Data Center Ratings & Classifications¶
What is it?¶
Data centers are classified by tiers and standards to define their reliability, redundancy, and uptime guarantees.
These ratings help organizations decide what level of infrastructure they need based on cost vs reliability.
Theoretical Definition¶
The Uptime Institute Tier Classification and TIA-942 Standard are globally recognized frameworks:
- They measure availability, redundancy, and fault tolerance.
- Higher tiers = more resilient, but also more expensive.
Why is it Important?¶
- Businesses must match IT criticality with the right data center tier.
- Banks, healthcare, and cloud providers need higher tiers (near 100% uptime).
- Small companies may balance costs with lower tiers.
Classifications (Uptime Institute Tiers)¶
Tier I — Basic Capacity¶
- Definition: Non-redundant capacity components (single path for power/cooling).
- Uptime: 99.671% (~28.8 hours downtime/year).
- Use Case: Small businesses, test environments.
- Example: A startup hosting dev servers with minimal redundancy.
Tier II — Redundant Capacity¶
- Definition: Redundant components (N+1), but only one path for power/cooling.
- Uptime: 99.741% (~22 hours downtime/year).
- Use Case: SMEs needing some resilience.
- Example: Regional data center with backup UPS and generators.
Tier III — Concurrently Maintainable¶
- Definition: Multiple power/cooling paths; only one active at a time; components can be maintained without downtime.
- Uptime: 99.982% (~1.6 hours downtime/year).
- Use Case: Enterprises, banks, e-commerce.
- Example: Most colocation data centers.
Tier IV — Fault Tolerant¶
- Definition: Multiple active power/cooling paths; redundant systems (2N+1); can sustain one failure without downtime.
- Uptime: 99.995% (~26 minutes downtime/year).
- Use Case: Mission-critical (stock exchanges, global cloud).
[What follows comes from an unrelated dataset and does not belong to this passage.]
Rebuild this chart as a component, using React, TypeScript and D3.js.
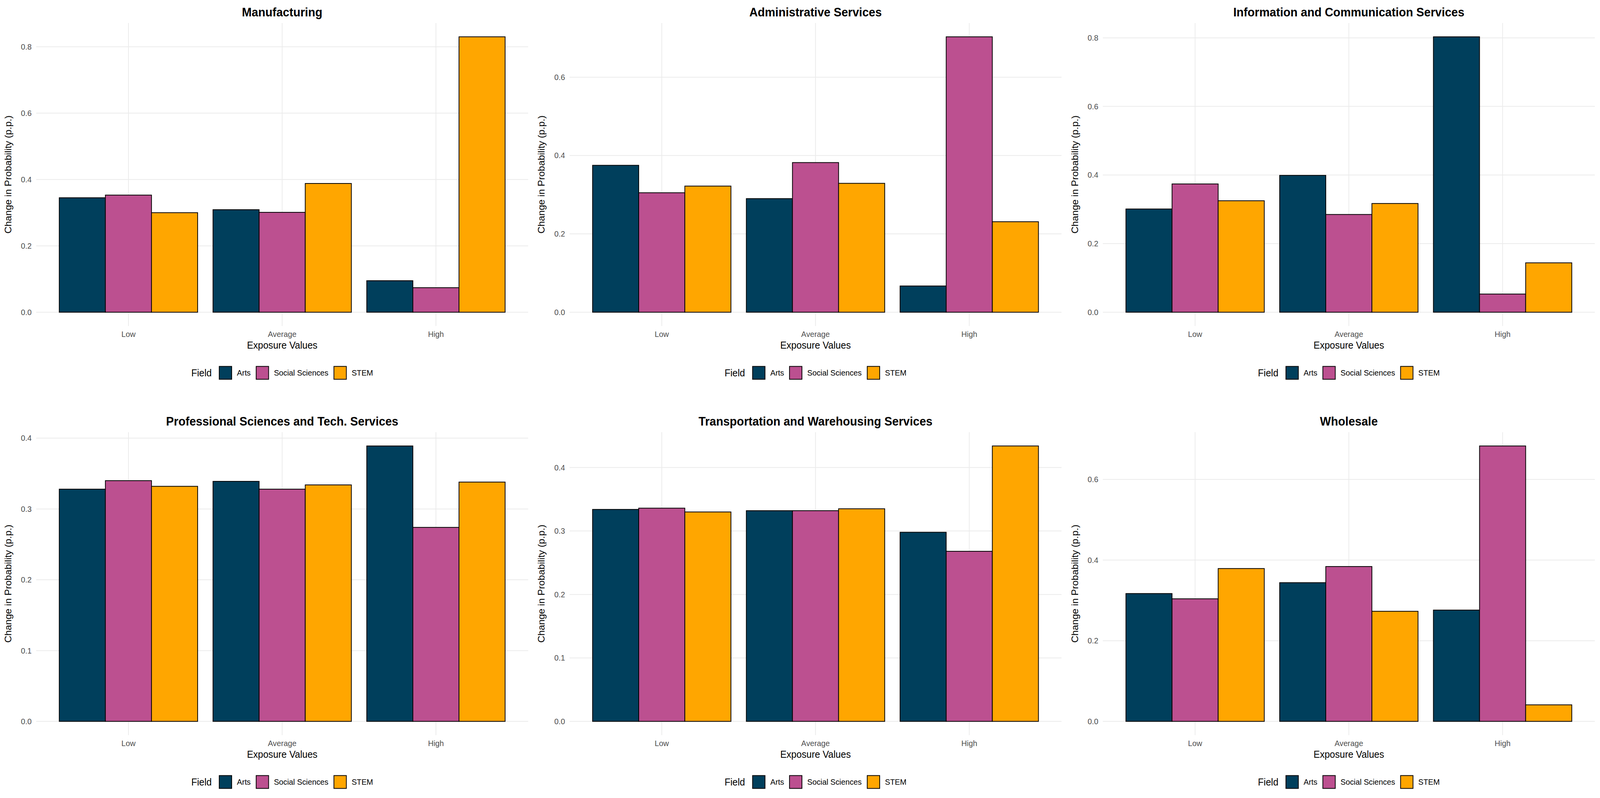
import React, { useEffect } from 'react';
import * as d3 from 'd3';

// ---- data ----
const sectors = [
  'Manufacturing',
  'Administrative Services',
  'Information and Communication Services',
  'Professional Sciences and Tech. Services',
  'Transportation and Warehousing Services',
  'Wholesale',
];
const exposureLevels = ['Low', 'Average', 'High'];
const fields = ['Arts', 'Social Sciences', 'STEM'];
const fieldColors = ['#003f5c', '#bc5090', '#ffa600'];

// rows = exposure level (Low, Average, High), cols = field (Arts, Social Sciences, STEM)
const manufacturing = [[0.345, 0.353, 0.3], [0.309, 0.301, 0.388], [0.095, 0.074, 0.83]];
const administrative = [[0.375, 0.305, 0.322], [0.29, 0.382, 0.329], [0.067, 0.703, 0.231]];
const infoComm = [[0.301, 0.374, 0.325], [0.399, 0.285, 0.317], [0.803, 0.053, 0.144]];
const professional = [[0.328, 0.34, 0.332], [0.339, 0.328, 0.334], [0.389, 0.274, 0.338]];
const transportation = [[0.334, 0.336, 0.33], [0.332, 0.332, 0.335], [0.298, 0.268, 0.434]];
const wholesale = [[0.317, 0.304, 0.379], [0.344, 0.384, 0.273], [0.276, 0.683, 0.041]];
const sectorValues = [manufacturing, administrative, infoComm, professional, transportation, wholesale];

// layout is drawn in reference pixels and the svg is stretched to the viewport
const W = 4244;
const H = 2044;
const cellW = W / 3;
const rowTops = [0, 1048];
const FONT = '"Liberation Sans", Arial, Helvetica, sans-serif';

// panel box inside each cell
const plot = { left: 96, right: 1401, top: 59, bottom: 835 };

const measure = (() => {
  let ctx: CanvasRenderingContext2D | null = null;
  return (text: string, font: string) => {
    if (!ctx) ctx = document.createElement('canvas').getContext('2d');
    if (!ctx) return text.length * 10;
    ctx.font = font;
    return ctx.measureText(text).width;
  };
})();

const Legend: React.FC<{ cx: number; cy: number }> = ({ cx, cy }) => {
  const titleSize = 25;
  const labelSize = 20.5;
  const key = 33;
  const titleW = measure('Field', `${titleSize}px ${FONT}`);
  const labelW = fields.map(f => measure(f, `${labelSize}px ${FONT}`));
  const total = titleW + 20 + labelW.reduce((s, w) => s + key + 14 + w, 0) + 14.5 * (fields.length - 1);
  let x = cx - total / 2;
  const items: React.ReactNode[] = [];
  items.push(
    <text key="t" x={x} y={cy} dy="0.35em" fontSize={titleSize} fill="#000">Field</text>
  );
  x += titleW + 20;
  fields.forEach((f, i) => {
    items.push(
      <rect key={`k${i}`} x={x} y={cy - key / 2} width={key} height={key}
        fill={fieldColors[i]} stroke="#000" strokeWidth={2} />
    );
    x += key + 14;
    items.push(
      <text key={`l${i}`} x={x} y={cy} dy="0.35em" fontSize={labelSize} fill="#000">{f}</text>
    );
    x += labelW[i] + 14.5;
  });
  return <g>{items}</g>;
};

const Panel: React.FC<{ idx: number }> = ({ idx }) => {
  const col = idx % 3;
  const row = Math.floor(idx / 3);
  const ox = col * cellW;
  const oy = rowTops[row];
  const values = sectorValues[idx];
  const maxV = d3.max(values.flat()) ?? 1;

  // ggplot-style discrete axis: 0.6 units of padding each side, bars 0.9 wide
  const x = d3.scaleBand<string>()
    .domain(exposureLevels)
    .range([plot.left, plot.right])
    .paddingInner(0.1)
    .paddingOuter(0.15);
  const xField = d3.scaleBand<string>().domain(fields).range([0, x.bandwidth()]);
  const y = d3.scaleLinear()
    .domain([-0.05 * maxV, 1.05 * maxV])
    .range([plot.bottom, plot.top]);
  const ticks = y.ticks(5).filter(t => t >= 0);
  const fmt = d3.format('.1f');
  const cxPanel = (plot.left + plot.right) / 2;

  return (
    <g transform={`translate(${ox},${oy})`} fontFamily={FONT}>
      {/* grid */}
      {ticks.map(t => (
        <line key={`h${t}`} x1={plot.left} x2={plot.right} y1={y(t)} y2={y(t)} stroke="#ebebeb" strokeWidth={2} />
      ))}
      {exposureLevels.map(e => {
        const c = (x(e) ?? 0) + x.bandwidth() / 2;
        return <line key={`v${e}`} x1={c} x2={c} y1={plot.top} y2={plot.bottom} stroke="#ebebeb" strokeWidth={2} />;
      })}
      {/* bars */}
      {exposureLevels.map((e, i) =>
        fields.map((f, j) => (
          <rect key={`${e}-${f}`}
            x={(x(e) ?? 0) + (xField(f) ?? 0)}
            y={y(values[i][j])}
            width={xField.bandwidth()}
            height={y(0) - y(values[i][j])}
            fill={fieldColors[j]} stroke="#000" strokeWidth={2} />
        ))
      )}
      {/* y ticks */}
      {ticks.map(t => (
        <text key={`yt${t}`} x={plot.left - 12} y={y(t)} dy="0.35em" textAnchor="end" fontSize={20.5} fill="#4d4d4d">{fmt(t)}</text>
      ))}
      {/* x ticks */}
      {exposureLevels.map(e => (
        <text key={`xt${e}`} x={(x(e) ?? 0) + x.bandwidth() / 2} y={863} textAnchor="middle" fontSize={20.5} fill="#4d4d4d">{e}</text>
      ))}
      {/* axis titles */}
      <text x={cxPanel} y={893} textAnchor="middle" fontSize={25} fill="#000">Exposure Values</text>
      <text transform={`translate(30,${(plot.top + plot.bottom) / 2}) rotate(-90)`} textAnchor="middle" fontSize={25} fill="#000">
        Change in Probability (p.p.)
      </text>
      {/* title */}
      <text x={cxPanel} y={42} textAnchor="middle" fontSize={31} fontWeight="bold" fill="#000">{sectors[idx]}</text>
      <Legend cx={cxPanel} cy={955} />
    </g>
  );
};

export default function App() {
  useEffect(() => {
    document.body.style.margin = '0';
    document.body.style.overflow = 'hidden';
  }, []);
  return (
    <svg viewBox={`0 0 ${W} ${H}`} preserveAspectRatio="none"
      style={{ display: 'block', width: '100vw', height: '100vh', background: '#fff' }}>
      <rect x={0} y={0} width={W} height={H} fill="#fff" />
      {sectors.map((_, i) => <Panel key={i} idx={i} />)}
    </svg>
  );
}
- Example: Hyperscale providers (AWS, Google, Microsoft Azure).
TIA-942 Classification¶
The Telecommunications Infrastructure Standard for Data Centers (TIA-942) defines four Rating levels (similar to Uptime Tiers).
It covers telecommunications, cabling, redundancy, and physical requirements.
- Rated 1: Basic site infrastructure, single path, non-redundant.
- Rated 2: Redundant capacity components, single path.
- Rated 3: Concurrently maintainable, multiple paths (one active).
- Rated 4: Fault tolerant, multiple active paths, fully redundant.
How is it Planned?¶
- Assess business needs (cost of downtime, compliance).
- Select tier/rating accordingly.
- Design with required redundancy levels (power, cooling, network).
- Certification by Uptime Institute or TIA-942 auditors.
How Can it Impact Down the Line?¶
- Lower tier = cheaper but higher downtime risk.
- Higher tier = resilient but higher CAPEX/OPEX.
- Wrong choice → either wasted money or business outages.
Real World Examples¶
- Tier I: Small office server rooms.
- Tier II: Local colocation providers in small cities.
- Tier III: Equinix, Digital Realty enterprise-grade facilities.
- Tier IV: Google, AWS, Microsoft Azure hyperscale facilities with global fault tolerance.
DC Ratings in nutshell¶

✅ Key Takeaways¶
- Data center ratings (Uptime Tiers & TIA-942) define availability, redundancy, and resilience.
- Businesses must align criticality vs cost when choosing a data center tier.
- Tier III is common for enterprises; Tier IV is essential for hyperscale and mission-critical industries.